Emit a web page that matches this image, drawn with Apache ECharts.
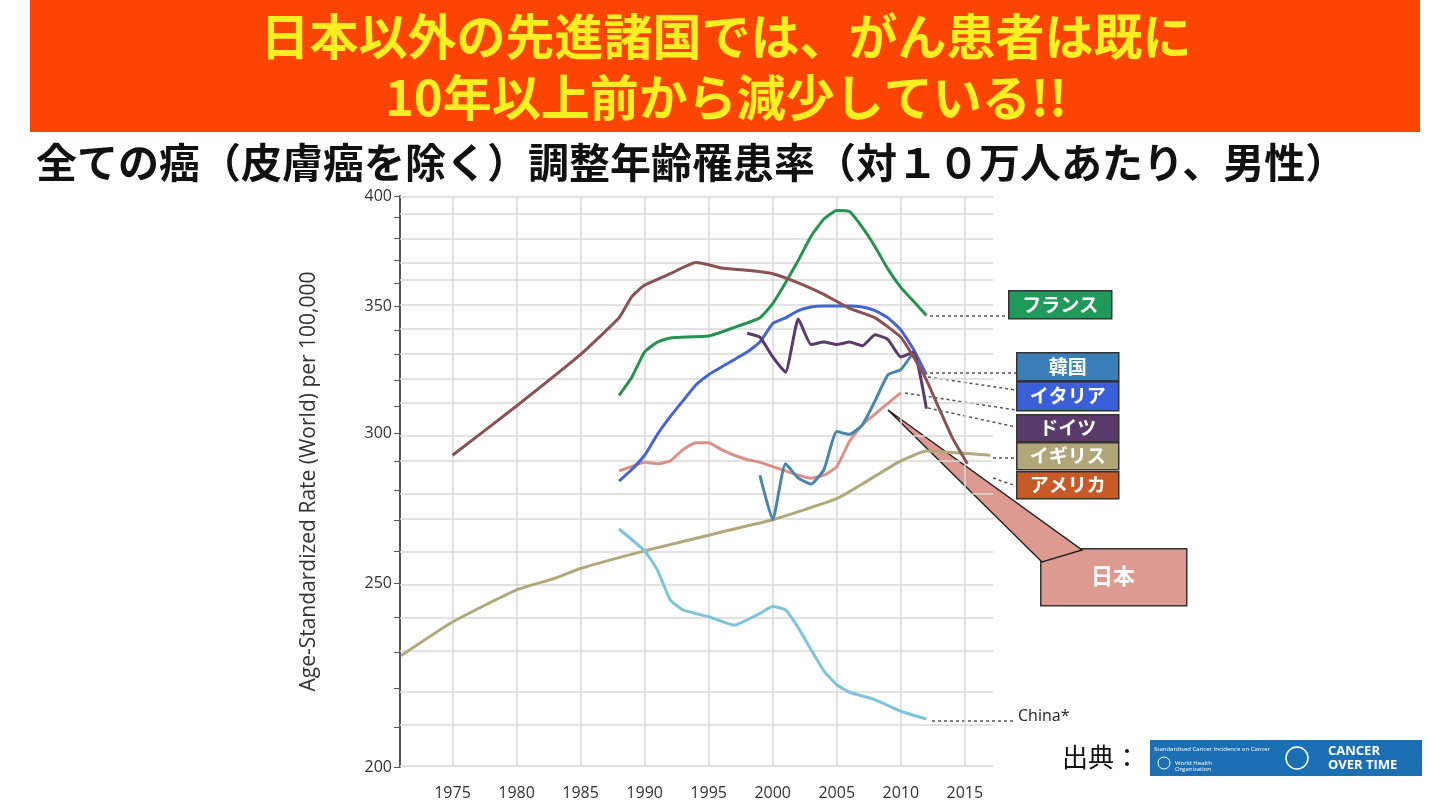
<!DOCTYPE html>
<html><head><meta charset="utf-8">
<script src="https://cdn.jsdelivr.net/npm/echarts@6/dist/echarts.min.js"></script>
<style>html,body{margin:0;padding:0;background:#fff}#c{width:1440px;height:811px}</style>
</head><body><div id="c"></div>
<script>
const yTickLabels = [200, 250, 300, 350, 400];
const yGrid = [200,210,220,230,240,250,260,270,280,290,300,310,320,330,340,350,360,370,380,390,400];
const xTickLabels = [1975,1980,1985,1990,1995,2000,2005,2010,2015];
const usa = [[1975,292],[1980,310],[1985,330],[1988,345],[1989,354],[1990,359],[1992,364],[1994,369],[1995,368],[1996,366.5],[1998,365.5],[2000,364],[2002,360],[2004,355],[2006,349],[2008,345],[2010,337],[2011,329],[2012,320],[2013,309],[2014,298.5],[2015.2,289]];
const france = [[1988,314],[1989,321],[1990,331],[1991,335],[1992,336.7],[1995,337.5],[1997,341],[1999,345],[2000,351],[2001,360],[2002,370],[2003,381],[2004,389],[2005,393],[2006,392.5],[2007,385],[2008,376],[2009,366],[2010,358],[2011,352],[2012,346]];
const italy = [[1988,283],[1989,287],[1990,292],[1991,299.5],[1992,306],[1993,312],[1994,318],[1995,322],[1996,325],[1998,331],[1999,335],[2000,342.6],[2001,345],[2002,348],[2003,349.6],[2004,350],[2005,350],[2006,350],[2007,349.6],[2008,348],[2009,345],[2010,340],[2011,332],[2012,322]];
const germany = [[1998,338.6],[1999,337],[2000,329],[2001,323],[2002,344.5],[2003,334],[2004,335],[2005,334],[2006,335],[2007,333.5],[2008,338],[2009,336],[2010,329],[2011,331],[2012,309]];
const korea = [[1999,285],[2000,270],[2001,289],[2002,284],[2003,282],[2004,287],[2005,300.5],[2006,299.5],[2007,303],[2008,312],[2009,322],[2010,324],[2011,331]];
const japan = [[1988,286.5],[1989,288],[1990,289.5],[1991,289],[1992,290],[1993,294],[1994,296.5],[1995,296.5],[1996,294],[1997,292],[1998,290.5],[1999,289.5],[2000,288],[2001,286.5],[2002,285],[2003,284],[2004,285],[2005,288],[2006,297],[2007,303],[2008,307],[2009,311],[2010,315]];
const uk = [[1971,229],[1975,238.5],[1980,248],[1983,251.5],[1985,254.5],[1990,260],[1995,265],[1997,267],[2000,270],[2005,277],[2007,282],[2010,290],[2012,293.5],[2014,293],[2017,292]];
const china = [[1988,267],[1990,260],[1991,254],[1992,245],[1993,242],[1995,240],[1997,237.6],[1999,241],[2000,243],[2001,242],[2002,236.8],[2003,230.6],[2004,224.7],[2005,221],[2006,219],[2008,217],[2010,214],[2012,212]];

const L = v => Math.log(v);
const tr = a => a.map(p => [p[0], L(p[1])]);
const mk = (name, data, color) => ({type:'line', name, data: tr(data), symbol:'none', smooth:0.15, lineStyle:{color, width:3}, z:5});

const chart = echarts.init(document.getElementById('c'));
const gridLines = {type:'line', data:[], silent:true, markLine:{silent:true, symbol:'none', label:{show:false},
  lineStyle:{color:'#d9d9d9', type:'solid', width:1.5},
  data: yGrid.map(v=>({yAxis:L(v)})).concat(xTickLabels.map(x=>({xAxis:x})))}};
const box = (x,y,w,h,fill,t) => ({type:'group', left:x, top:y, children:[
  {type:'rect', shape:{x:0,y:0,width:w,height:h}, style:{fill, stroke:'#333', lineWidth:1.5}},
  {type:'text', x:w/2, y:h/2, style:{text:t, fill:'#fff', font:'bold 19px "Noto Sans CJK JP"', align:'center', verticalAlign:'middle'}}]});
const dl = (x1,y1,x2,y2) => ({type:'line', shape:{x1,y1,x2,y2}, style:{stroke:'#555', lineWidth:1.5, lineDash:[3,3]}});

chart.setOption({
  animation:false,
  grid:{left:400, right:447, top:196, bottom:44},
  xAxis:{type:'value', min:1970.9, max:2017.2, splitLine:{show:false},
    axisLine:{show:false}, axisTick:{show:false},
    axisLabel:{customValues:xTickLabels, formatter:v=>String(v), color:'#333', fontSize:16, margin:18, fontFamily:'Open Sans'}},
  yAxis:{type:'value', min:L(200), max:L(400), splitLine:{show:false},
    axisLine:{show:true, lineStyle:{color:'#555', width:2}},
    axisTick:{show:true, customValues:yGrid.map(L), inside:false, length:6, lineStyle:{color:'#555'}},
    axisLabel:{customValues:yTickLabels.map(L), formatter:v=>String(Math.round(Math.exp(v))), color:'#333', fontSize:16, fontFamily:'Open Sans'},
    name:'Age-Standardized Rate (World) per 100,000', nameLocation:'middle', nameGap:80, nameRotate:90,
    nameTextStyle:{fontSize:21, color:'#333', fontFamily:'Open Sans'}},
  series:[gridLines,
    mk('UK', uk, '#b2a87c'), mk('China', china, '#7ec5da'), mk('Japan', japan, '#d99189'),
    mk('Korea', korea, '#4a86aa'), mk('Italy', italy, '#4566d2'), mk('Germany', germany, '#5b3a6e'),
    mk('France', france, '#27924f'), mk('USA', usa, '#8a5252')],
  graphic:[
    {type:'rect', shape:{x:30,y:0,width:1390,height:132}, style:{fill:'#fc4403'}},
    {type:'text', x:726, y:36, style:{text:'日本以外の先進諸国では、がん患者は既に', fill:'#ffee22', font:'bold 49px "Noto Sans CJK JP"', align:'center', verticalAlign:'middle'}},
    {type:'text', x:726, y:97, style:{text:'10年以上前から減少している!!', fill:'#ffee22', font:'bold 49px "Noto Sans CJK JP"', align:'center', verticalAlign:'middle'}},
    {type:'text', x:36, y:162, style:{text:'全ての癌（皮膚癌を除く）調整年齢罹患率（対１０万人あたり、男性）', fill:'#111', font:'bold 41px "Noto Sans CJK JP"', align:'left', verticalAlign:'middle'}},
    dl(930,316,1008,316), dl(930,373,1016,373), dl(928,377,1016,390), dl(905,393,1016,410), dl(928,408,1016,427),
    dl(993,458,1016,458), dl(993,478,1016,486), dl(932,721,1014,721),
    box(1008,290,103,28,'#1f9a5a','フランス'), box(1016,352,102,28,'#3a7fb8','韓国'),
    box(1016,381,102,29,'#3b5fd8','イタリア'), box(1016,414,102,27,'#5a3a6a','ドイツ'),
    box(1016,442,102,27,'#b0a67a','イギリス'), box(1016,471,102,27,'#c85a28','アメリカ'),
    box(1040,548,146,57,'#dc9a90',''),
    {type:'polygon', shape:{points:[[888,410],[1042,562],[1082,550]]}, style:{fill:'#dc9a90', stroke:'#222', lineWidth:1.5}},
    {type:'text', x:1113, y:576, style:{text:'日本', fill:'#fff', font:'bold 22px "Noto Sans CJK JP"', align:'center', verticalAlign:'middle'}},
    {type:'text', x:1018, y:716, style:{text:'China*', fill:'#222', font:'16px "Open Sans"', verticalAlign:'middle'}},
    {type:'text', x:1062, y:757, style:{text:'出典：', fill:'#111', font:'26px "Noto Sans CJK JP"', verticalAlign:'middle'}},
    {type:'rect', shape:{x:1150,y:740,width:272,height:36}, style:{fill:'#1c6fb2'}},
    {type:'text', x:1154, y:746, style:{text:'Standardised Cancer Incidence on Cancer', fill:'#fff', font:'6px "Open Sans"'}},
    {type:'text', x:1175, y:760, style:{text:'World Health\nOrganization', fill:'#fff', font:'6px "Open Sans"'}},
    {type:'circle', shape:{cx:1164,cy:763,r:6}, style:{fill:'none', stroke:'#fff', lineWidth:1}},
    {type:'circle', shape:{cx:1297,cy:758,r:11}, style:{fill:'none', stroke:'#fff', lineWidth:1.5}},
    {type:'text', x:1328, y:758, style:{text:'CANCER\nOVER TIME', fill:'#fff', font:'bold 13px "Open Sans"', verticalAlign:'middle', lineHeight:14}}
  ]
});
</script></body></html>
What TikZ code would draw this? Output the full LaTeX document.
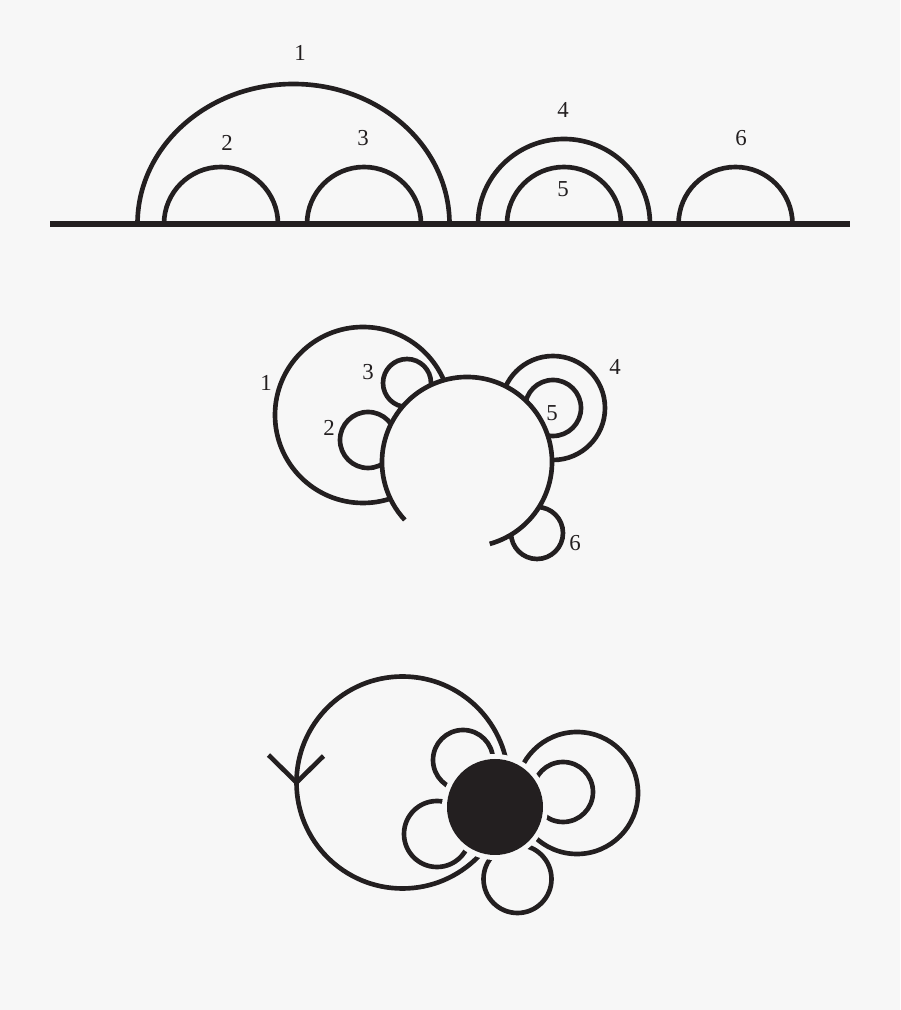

** Stated problem **
Show, from the listing above, each line that contains the word "this".

** Exercise result **
Emit a web page that matches this image, drawn with Apache ECharts.
What TikZ code would draw this? Output the full LaTeX document.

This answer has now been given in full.